(Data records)
◇ ◇ ◇ ◇ ◇

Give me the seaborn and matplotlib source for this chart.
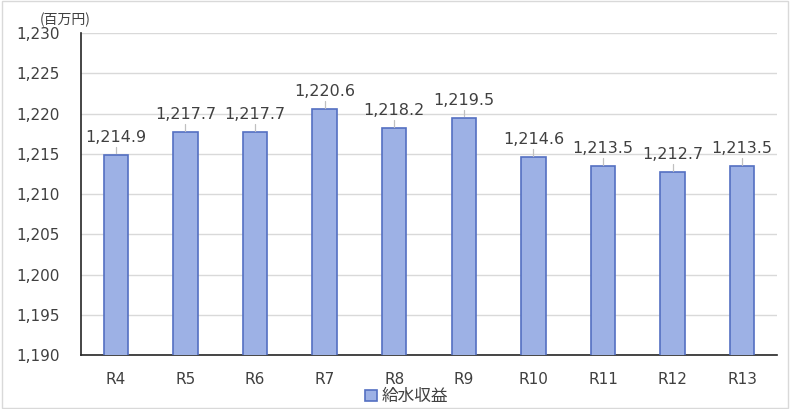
import matplotlib
matplotlib.use("Agg")
import matplotlib.pyplot as plt
import seaborn as sns
import pandas as pd
from matplotlib.patches import Rectangle

# 給水収益 (百万円) by fiscal year
years = ["R4", "R5", "R6", "R7", "R8", "R9", "R10", "R11", "R12", "R13"]
revenue = [1214.9, 1217.7, 1217.7, 1220.6, 1218.2, 1219.5, 1214.6, 1213.5, 1212.7, 1213.5]
y_ticks = [1190, 1195, 1200, 1205, 1210, 1215, 1220, 1225, 1230]

df = pd.DataFrame({"year": years, "revenue": revenue})

sns.set_theme(style="white")
plt.rcParams["font.family"] = ["DejaVu Sans", "Noto Sans CJK JP"]
cjk = ["Noto Sans CJK JP", "DejaVu Sans"]
text_color = "#404040"

fig = plt.figure(figsize=(7.9, 4.09), dpi=100)
ax = fig.add_axes([0.1025, 0.132, 0.881, 0.787])

bar_fill = "#9db1e5"
bar_edge = "#5470c2"
sns.barplot(data=df, x="year", y="revenue", ax=ax, color=bar_fill,
            width=0.35, saturation=1, edgecolor=bar_edge, linewidth=1.2,
            label="給水収益", zorder=3)

ax.set_ylim(1190, 1230)
ax.set_yticks(y_ticks)
ax.set_yticklabels([f"{v:,}" for v in y_ticks], fontsize=11, color=text_color)
ax.tick_params(axis="x", labelsize=11, colors=text_color, length=0, pad=12)
ax.tick_params(axis="y", length=0, pad=15)
ax.set_xlim(-0.5, len(years) - 0.5)
ax.set_xlabel("")
ax.set_ylabel("")

ax.grid(axis="y", color="#d9d9d9", linewidth=1, zorder=0)
for side in ("top", "right"):
    ax.spines[side].set_visible(False)
ax.spines["left"].set_color("#262626")
ax.spines["bottom"].set_color("#262626")
ax.spines["left"].set_linewidth(1.2)
ax.spines["bottom"].set_linewidth(1.2)

# value labels with short leader lines
for i, v in enumerate(revenue):
    ax.plot([i, i], [v + 0.15, v + 1.0], color="#c0c0c0", lw=0.9, zorder=4)
    ax.text(i, v + 1.25, f"{v:,.1f}", ha="center", va="bottom",
            fontsize=11.5, color=text_color, zorder=5)

# unit label
fig.text(0.05, 0.934, "(百万円)", fontsize=10, color=text_color,
         ha="left", va="bottom", family=cjk)

# legend below the category labels
handles, labels = ax.get_legend_handles_labels()
if ax.get_legend() is not None:
    ax.get_legend().remove()
leg = fig.legend(handles, labels, loc="center", bbox_to_anchor=(0.515, 0.03),
                 frameon=False, prop={"family": cjk, "size": 12},
                 handlelength=0.7, handleheight=0.7, handletextpad=0.3,
                 borderaxespad=0, borderpad=0)
for t in leg.get_texts():
    t.set_color(text_color)

# outer frame
fig.patches.append(Rectangle((0.003, 0.003), 0.994, 0.994, transform=fig.transFigure,
                             fill=False, edgecolor="#d9d9d9", linewidth=1))

fig.savefig("out.png", dpi=100)
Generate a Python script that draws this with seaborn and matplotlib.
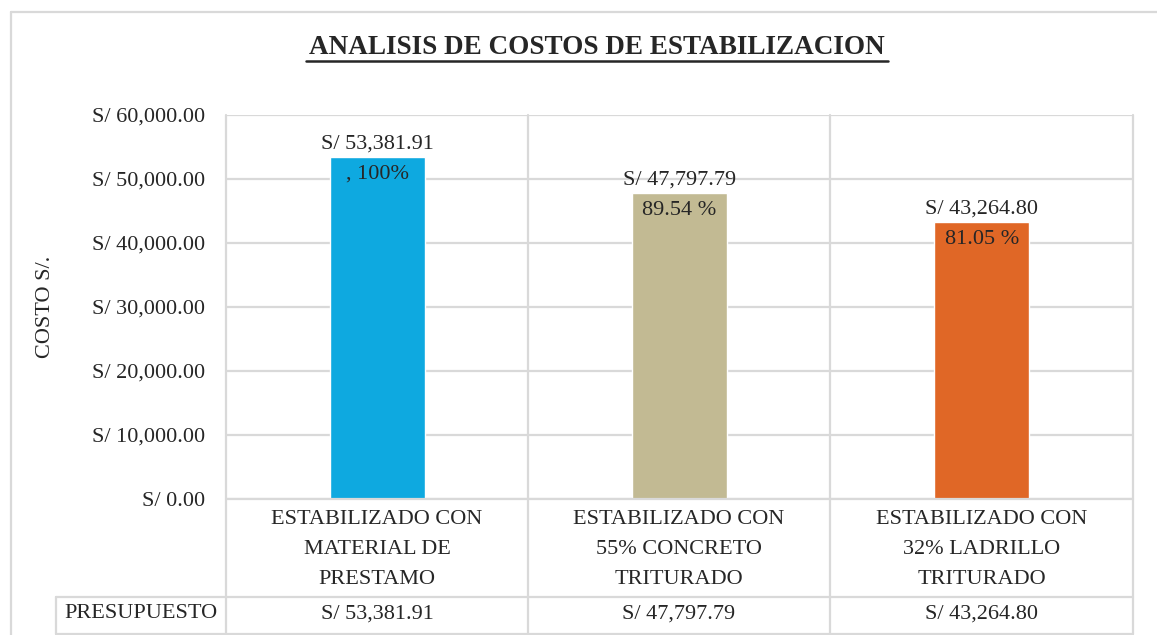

◇ ◇ ◇ ◇ ◇

Short problem.
Reproduce the data word for word, excluding its pictures.

Finished answer.
Give me the seaborn and matplotlib source for this chart.
import matplotlib
matplotlib.use("Agg")
import matplotlib.pyplot as plt
import seaborn as sns
import pandas as pd
from matplotlib.patches import Rectangle

# 給水収益 (百万円) by fiscal year
years = ["R4", "R5", "R6", "R7", "R8", "R9", "R10", "R11", "R12", "R13"]
revenue = [1214.9, 1217.7, 1217.7, 1220.6, 1218.2, 1219.5, 1214.6, 1213.5, 1212.7, 1213.5]
y_ticks = [1190, 1195, 1200, 1205, 1210, 1215, 1220, 1225, 1230]

df = pd.DataFrame({"year": years, "revenue": revenue})

sns.set_theme(style="white")
plt.rcParams["font.family"] = ["DejaVu Sans", "Noto Sans CJK JP"]
cjk = ["Noto Sans CJK JP", "DejaVu Sans"]
text_color = "#404040"

fig = plt.figure(figsize=(7.9, 4.09), dpi=100)
ax = fig.add_axes([0.1025, 0.132, 0.881, 0.787])

bar_fill = "#9db1e5"
bar_edge = "#5470c2"
sns.barplot(data=df, x="year", y="revenue", ax=ax, color=bar_fill,
            width=0.35, saturation=1, edgecolor=bar_edge, linewidth=1.2,
            label="給水収益", zorder=3)

ax.set_ylim(1190, 1230)
ax.set_yticks(y_ticks)
ax.set_yticklabels([f"{v:,}" for v in y_ticks], fontsize=11, color=text_color)
ax.tick_params(axis="x", labelsize=11, colors=text_color, length=0, pad=12)
ax.tick_params(axis="y", length=0, pad=15)
ax.set_xlim(-0.5, len(years) - 0.5)
ax.set_xlabel("")
ax.set_ylabel("")

ax.grid(axis="y", color="#d9d9d9", linewidth=1, zorder=0)
for side in ("top", "right"):
    ax.spines[side].set_visible(False)
ax.spines["left"].set_color("#262626")
ax.spines["bottom"].set_color("#262626")
ax.spines["left"].set_linewidth(1.2)
ax.spines["bottom"].set_linewidth(1.2)

# value labels with short leader lines
for i, v in enumerate(revenue):
    ax.plot([i, i], [v + 0.15, v + 1.0], color="#c0c0c0", lw=0.9, zorder=4)
    ax.text(i, v + 1.25, f"{v:,.1f}", ha="center", va="bottom",
            fontsize=11.5, color=text_color, zorder=5)

# unit label
fig.text(0.05, 0.934, "(百万円)", fontsize=10, color=text_color,
         ha="left", va="bottom", family=cjk)

# legend below the category labels
handles, labels = ax.get_legend_handles_labels()
if ax.get_legend() is not None:
    ax.get_legend().remove()
leg = fig.legend(handles, labels, loc="center", bbox_to_anchor=(0.515, 0.03),
                 frameon=False, prop={"family": cjk, "size": 12},
                 handlelength=0.7, handleheight=0.7, handletextpad=0.3,
                 borderaxespad=0, borderpad=0)
for t in leg.get_texts():
    t.set_color(text_color)

# outer frame
fig.patches.append(Rectangle((0.003, 0.003), 0.994, 0.994, transform=fig.transFigure,
                             fill=False, edgecolor="#d9d9d9", linewidth=1))

fig.savefig("out.png", dpi=100)
Generate a Python script that draws this with seaborn and matplotlib.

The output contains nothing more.